Write out, word for word, every line from the first one through the line that holds "const yMinor = minorValues(yMin, yMax);", and nothing else; skip the pictures.
▬▬▬▬▬▬▬▬▬▬
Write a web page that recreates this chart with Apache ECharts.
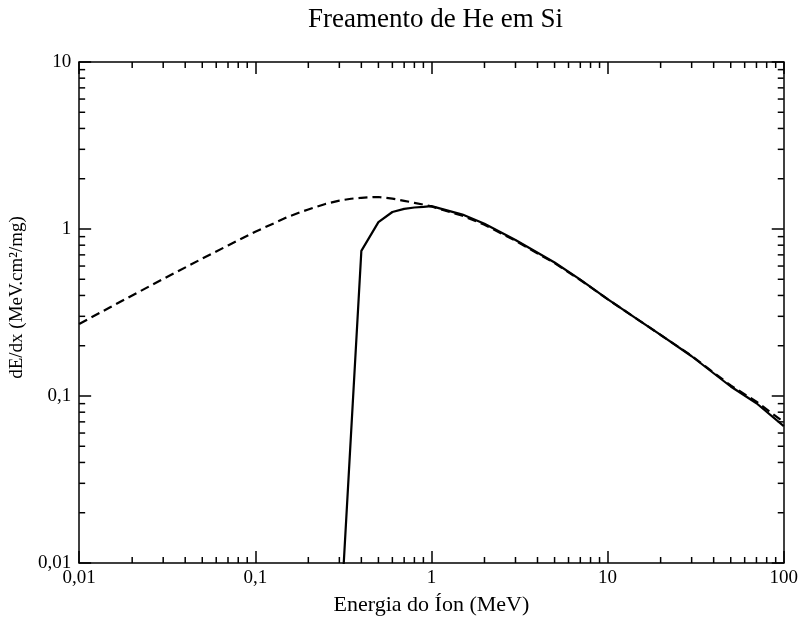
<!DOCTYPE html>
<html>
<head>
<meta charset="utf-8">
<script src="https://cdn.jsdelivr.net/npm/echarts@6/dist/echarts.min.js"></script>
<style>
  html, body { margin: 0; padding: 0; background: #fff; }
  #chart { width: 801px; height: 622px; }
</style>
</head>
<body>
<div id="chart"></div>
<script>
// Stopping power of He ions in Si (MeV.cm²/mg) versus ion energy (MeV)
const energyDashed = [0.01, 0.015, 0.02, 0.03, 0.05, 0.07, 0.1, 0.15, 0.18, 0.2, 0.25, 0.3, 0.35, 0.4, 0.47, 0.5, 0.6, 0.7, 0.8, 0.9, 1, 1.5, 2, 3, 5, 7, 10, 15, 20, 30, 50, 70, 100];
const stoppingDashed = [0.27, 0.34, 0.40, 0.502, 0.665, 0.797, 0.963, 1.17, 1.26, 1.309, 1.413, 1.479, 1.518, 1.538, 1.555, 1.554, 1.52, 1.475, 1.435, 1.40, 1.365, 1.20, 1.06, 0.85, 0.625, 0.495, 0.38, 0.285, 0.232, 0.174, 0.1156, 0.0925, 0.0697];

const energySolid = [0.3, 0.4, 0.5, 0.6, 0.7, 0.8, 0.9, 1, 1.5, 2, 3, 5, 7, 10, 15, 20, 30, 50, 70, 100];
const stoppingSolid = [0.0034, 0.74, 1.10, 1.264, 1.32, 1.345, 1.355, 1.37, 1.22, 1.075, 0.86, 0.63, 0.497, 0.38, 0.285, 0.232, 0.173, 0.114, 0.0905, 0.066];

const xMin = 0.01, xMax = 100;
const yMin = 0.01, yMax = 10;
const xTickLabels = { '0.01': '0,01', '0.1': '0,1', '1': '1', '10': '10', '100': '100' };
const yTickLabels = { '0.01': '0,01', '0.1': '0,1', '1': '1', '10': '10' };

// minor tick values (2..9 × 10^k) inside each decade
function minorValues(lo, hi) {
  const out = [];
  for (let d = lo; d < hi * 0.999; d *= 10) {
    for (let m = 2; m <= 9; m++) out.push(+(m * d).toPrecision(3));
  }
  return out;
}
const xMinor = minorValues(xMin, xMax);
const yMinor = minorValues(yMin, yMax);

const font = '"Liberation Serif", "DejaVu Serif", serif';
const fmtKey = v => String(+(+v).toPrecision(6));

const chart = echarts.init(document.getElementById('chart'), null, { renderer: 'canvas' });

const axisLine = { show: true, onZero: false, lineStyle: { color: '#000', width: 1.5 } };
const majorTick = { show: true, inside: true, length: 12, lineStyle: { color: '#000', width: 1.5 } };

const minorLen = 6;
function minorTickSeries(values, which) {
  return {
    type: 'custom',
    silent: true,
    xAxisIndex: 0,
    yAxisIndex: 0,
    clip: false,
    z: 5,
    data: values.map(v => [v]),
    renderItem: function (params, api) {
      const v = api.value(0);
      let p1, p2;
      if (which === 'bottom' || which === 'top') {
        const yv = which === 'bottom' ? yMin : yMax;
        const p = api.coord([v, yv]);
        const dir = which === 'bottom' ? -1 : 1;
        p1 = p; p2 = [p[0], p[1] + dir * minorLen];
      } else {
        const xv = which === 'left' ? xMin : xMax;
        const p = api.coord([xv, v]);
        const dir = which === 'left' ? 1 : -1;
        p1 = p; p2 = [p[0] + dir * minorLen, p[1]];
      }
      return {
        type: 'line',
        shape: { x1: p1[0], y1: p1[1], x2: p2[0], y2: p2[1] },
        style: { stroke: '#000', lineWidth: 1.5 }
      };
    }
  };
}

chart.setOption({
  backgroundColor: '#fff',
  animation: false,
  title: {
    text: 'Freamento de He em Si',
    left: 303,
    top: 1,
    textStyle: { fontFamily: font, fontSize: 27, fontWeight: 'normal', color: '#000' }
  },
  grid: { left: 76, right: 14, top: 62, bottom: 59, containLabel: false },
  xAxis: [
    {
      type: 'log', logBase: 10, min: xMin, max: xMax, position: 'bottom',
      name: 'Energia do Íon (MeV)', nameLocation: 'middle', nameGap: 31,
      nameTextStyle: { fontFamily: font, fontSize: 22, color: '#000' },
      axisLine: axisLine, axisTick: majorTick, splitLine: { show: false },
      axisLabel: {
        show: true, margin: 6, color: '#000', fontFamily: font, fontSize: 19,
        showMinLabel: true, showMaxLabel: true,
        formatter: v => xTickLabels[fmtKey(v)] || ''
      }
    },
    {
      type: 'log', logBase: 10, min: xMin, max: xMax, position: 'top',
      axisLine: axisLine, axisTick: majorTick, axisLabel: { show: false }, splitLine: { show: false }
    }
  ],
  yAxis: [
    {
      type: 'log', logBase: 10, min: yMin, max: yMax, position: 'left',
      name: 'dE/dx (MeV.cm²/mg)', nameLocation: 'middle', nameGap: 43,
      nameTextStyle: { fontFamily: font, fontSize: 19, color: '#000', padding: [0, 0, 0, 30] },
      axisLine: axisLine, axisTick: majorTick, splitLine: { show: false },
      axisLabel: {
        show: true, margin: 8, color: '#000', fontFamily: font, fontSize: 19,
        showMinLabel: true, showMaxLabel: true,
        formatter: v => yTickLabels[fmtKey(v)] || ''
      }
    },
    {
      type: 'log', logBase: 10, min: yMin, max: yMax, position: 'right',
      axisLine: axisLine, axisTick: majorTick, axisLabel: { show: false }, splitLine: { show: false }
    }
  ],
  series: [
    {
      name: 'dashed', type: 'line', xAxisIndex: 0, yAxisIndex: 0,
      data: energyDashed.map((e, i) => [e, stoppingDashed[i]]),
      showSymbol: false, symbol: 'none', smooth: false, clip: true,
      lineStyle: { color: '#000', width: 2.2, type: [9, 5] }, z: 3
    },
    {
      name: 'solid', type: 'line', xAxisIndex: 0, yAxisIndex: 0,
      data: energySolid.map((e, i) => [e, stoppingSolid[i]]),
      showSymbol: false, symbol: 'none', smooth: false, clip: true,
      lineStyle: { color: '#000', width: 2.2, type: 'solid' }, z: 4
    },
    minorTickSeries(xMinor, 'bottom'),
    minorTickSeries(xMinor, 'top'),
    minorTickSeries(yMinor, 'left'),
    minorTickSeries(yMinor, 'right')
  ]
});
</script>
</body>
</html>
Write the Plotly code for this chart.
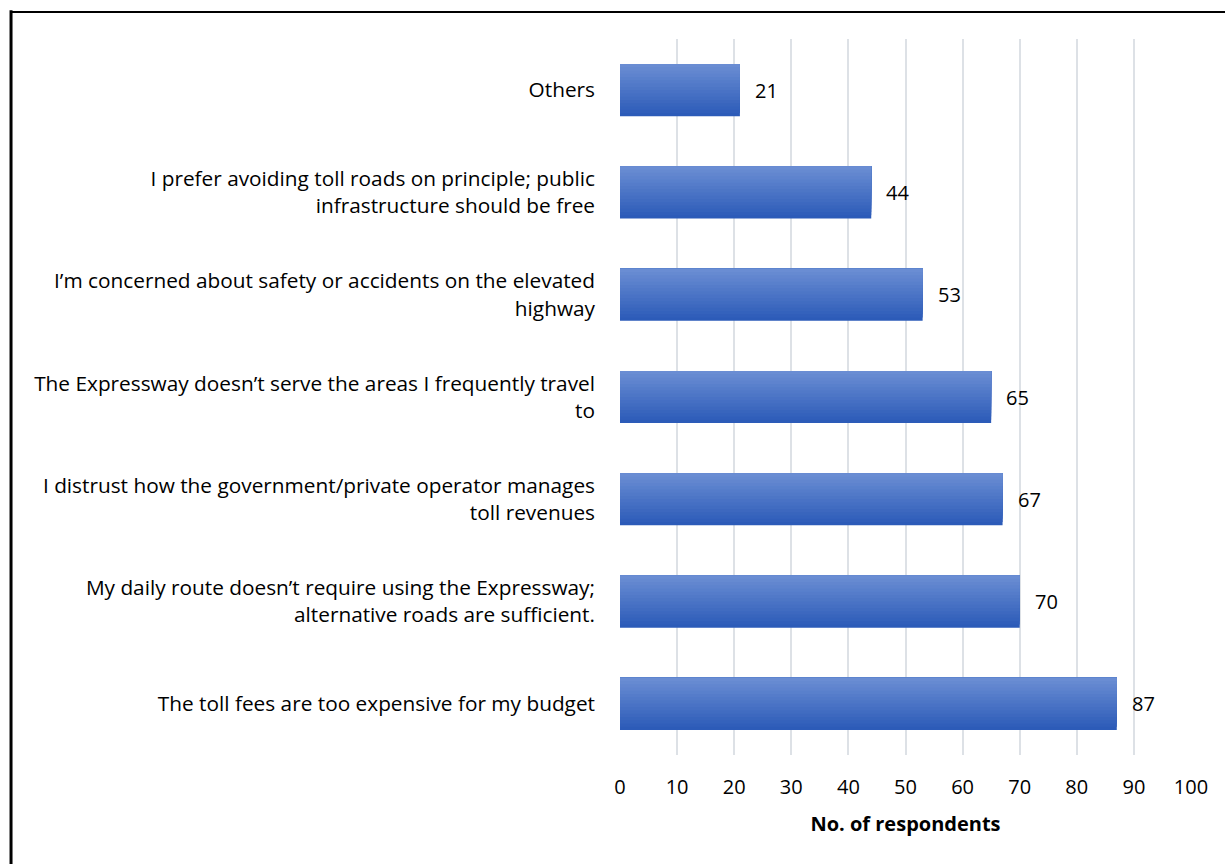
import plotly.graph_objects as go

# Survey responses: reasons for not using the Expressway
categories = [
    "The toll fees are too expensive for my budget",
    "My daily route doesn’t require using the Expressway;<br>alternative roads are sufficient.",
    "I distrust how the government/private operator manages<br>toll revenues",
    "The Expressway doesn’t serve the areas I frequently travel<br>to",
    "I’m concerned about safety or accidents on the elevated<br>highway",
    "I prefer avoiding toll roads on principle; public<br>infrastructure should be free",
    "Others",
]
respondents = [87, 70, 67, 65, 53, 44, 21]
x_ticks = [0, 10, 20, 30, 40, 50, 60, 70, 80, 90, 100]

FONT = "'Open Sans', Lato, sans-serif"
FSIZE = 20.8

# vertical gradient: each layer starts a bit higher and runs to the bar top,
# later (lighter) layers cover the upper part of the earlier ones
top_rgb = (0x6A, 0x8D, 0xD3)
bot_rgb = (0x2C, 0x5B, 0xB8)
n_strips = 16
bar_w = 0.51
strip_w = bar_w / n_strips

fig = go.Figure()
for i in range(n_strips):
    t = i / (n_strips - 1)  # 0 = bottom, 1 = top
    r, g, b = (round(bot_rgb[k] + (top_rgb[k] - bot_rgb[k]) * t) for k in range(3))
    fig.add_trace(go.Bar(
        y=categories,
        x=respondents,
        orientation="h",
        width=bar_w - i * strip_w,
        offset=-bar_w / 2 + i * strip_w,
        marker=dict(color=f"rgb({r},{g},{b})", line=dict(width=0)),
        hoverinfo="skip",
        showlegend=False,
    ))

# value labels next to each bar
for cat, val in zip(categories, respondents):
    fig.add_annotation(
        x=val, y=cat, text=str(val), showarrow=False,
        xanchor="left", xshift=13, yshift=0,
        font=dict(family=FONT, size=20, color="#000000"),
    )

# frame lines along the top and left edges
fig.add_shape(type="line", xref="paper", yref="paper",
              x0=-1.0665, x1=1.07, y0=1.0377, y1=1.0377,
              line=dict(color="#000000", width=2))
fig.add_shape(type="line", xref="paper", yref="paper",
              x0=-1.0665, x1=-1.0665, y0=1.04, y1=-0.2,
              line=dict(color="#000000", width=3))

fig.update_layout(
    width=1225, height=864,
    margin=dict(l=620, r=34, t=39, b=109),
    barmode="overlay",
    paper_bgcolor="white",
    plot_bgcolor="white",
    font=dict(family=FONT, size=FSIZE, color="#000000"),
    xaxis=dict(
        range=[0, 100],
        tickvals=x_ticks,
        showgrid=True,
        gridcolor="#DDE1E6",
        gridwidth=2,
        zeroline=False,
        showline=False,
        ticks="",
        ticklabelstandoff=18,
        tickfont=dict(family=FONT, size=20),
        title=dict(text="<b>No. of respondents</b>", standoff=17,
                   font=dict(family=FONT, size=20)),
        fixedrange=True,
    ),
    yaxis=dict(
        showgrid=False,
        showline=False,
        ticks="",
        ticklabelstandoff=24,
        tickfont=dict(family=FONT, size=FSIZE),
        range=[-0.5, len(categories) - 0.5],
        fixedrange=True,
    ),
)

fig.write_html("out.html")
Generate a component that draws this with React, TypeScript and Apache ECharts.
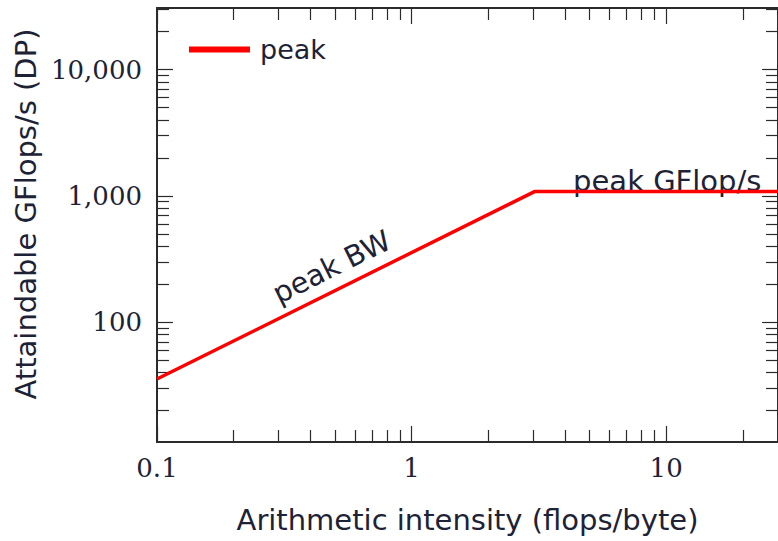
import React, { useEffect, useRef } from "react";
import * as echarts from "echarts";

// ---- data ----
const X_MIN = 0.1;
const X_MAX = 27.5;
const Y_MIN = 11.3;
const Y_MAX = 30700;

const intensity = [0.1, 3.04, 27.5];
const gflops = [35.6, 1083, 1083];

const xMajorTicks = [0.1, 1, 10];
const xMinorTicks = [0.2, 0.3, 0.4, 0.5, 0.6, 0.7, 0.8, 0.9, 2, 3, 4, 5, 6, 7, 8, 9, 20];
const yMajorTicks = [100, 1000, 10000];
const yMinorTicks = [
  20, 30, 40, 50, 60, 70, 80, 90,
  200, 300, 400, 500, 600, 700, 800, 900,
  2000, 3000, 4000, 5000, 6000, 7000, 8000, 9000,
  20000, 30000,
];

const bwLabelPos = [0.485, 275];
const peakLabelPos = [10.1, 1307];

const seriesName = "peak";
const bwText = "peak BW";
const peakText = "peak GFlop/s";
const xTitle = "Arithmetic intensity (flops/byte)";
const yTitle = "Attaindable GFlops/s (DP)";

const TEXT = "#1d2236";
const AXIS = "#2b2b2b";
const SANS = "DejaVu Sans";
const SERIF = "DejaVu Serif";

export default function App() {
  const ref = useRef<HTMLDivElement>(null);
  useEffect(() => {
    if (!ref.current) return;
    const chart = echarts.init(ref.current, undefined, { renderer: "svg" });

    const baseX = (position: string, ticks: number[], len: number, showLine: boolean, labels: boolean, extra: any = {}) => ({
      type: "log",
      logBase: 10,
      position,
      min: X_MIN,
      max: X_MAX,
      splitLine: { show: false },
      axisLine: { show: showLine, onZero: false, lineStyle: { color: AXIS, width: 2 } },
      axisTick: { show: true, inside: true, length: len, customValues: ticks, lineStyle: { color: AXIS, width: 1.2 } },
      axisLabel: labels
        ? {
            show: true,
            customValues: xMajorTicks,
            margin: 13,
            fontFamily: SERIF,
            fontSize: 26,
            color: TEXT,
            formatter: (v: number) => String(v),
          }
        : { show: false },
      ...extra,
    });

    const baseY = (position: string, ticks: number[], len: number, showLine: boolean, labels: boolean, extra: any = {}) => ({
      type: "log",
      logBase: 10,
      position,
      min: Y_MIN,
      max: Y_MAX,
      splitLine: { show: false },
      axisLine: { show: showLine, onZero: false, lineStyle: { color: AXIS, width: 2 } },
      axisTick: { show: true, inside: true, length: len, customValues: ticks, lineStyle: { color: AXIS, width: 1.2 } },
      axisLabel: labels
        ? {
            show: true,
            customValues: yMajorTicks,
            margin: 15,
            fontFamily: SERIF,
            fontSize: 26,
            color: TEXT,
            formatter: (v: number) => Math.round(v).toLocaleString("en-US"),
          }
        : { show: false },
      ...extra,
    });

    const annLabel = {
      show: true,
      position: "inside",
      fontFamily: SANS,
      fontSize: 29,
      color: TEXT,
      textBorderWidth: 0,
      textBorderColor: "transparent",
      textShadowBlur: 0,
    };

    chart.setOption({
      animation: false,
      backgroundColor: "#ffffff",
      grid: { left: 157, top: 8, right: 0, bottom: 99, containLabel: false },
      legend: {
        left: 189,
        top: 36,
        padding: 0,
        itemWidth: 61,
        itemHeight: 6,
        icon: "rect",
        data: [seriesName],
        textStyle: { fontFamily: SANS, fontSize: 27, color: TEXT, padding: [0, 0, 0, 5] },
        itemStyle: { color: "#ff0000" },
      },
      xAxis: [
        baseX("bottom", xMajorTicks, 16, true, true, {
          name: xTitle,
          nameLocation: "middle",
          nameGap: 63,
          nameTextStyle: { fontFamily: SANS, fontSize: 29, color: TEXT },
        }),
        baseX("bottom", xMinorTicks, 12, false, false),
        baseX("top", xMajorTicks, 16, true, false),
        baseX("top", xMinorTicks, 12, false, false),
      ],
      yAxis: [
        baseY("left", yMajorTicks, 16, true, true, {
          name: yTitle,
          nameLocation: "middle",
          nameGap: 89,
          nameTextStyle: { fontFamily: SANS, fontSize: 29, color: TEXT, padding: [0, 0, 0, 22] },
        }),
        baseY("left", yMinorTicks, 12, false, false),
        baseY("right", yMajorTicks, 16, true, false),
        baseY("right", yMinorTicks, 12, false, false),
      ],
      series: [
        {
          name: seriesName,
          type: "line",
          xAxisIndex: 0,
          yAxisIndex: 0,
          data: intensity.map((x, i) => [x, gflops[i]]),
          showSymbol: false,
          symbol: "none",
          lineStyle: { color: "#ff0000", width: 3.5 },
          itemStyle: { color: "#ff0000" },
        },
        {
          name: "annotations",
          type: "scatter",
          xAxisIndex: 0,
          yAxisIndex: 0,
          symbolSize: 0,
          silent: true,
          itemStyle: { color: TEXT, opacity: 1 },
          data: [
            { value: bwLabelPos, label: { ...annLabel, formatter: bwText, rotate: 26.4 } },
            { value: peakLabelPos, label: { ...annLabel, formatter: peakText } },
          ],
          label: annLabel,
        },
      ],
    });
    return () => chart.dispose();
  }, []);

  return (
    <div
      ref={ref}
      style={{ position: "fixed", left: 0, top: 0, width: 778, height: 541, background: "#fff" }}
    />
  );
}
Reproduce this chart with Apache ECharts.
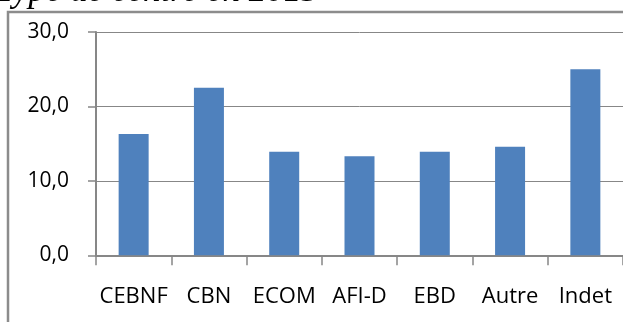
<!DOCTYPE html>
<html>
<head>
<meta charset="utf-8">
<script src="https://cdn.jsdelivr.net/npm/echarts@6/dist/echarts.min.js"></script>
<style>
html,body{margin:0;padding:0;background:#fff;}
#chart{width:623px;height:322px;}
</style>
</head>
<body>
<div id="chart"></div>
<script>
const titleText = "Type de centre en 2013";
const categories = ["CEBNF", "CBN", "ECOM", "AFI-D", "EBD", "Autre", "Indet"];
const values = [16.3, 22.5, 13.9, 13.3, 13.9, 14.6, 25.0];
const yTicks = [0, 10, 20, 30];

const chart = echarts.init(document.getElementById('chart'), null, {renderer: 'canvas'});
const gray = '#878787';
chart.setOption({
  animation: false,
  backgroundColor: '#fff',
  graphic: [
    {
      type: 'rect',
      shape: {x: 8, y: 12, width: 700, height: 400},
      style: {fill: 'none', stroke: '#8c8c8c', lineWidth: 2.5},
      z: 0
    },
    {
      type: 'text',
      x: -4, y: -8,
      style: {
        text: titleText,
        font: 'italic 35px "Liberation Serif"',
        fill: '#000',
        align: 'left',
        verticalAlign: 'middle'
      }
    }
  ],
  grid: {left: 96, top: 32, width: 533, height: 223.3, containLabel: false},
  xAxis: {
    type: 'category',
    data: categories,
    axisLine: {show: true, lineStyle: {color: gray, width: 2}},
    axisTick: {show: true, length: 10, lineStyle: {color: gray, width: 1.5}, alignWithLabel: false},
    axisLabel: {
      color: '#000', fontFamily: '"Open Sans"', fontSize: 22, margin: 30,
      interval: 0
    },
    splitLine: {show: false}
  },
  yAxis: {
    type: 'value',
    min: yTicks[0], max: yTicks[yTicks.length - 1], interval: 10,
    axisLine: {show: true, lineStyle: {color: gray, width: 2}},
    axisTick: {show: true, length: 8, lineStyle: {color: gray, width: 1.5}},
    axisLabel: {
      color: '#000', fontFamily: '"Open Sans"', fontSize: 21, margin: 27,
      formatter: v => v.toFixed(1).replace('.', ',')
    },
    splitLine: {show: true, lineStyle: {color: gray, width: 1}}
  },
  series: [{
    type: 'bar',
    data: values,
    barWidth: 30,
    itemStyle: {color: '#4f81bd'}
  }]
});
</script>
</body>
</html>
▬▬▬▬▬▬▬▬▬▬
- [Full answer]
Write a web page that recreates this chart with Apache ECharts.
<!DOCTYPE html>
<html>
<head>
<meta charset="utf-8">
<script src="https://cdn.jsdelivr.net/npm/echarts@6/dist/echarts.min.js"></script>
<style>
  html, body { margin: 0; padding: 0; background: #fff; }
  #chart { width: 801px; height: 622px; }
</style>
</head>
<body>
<div id="chart"></div>
<script>
// Stopping power of He ions in Si (MeV.cm²/mg) versus ion energy (MeV)
const energyDashed = [0.01, 0.015, 0.02, 0.03, 0.05, 0.07, 0.1, 0.15, 0.18, 0.2, 0.25, 0.3, 0.35, 0.4, 0.47, 0.5, 0.6, 0.7, 0.8, 0.9, 1, 1.5, 2, 3, 5, 7, 10, 15, 20, 30, 50, 70, 100];
const stoppingDashed = [0.27, 0.34, 0.40, 0.502, 0.665, 0.797, 0.963, 1.17, 1.26, 1.309, 1.413, 1.479, 1.518, 1.538, 1.555, 1.554, 1.52, 1.475, 1.435, 1.40, 1.365, 1.20, 1.06, 0.85, 0.625, 0.495, 0.38, 0.285, 0.232, 0.174, 0.1156, 0.0925, 0.0697];

const energySolid = [0.3, 0.4, 0.5, 0.6, 0.7, 0.8, 0.9, 1, 1.5, 2, 3, 5, 7, 10, 15, 20, 30, 50, 70, 100];
const stoppingSolid = [0.0034, 0.74, 1.10, 1.264, 1.32, 1.345, 1.355, 1.37, 1.22, 1.075, 0.86, 0.63, 0.497, 0.38, 0.285, 0.232, 0.173, 0.114, 0.0905, 0.066];

const xMin = 0.01, xMax = 100;
const yMin = 0.01, yMax = 10;
const xTickLabels = { '0.01': '0,01', '0.1': '0,1', '1': '1', '10': '10', '100': '100' };
const yTickLabels = { '0.01': '0,01', '0.1': '0,1', '1': '1', '10': '10' };

// minor tick values (2..9 × 10^k) inside each decade
function minorValues(lo, hi) {
  const out = [];
  for (let d = lo; d < hi * 0.999; d *= 10) {
    for (let m = 2; m <= 9; m++) out.push(+(m * d).toPrecision(3));
  }
  return out;
}
const xMinor = minorValues(xMin, xMax);
const yMinor = minorValues(yMin, yMax);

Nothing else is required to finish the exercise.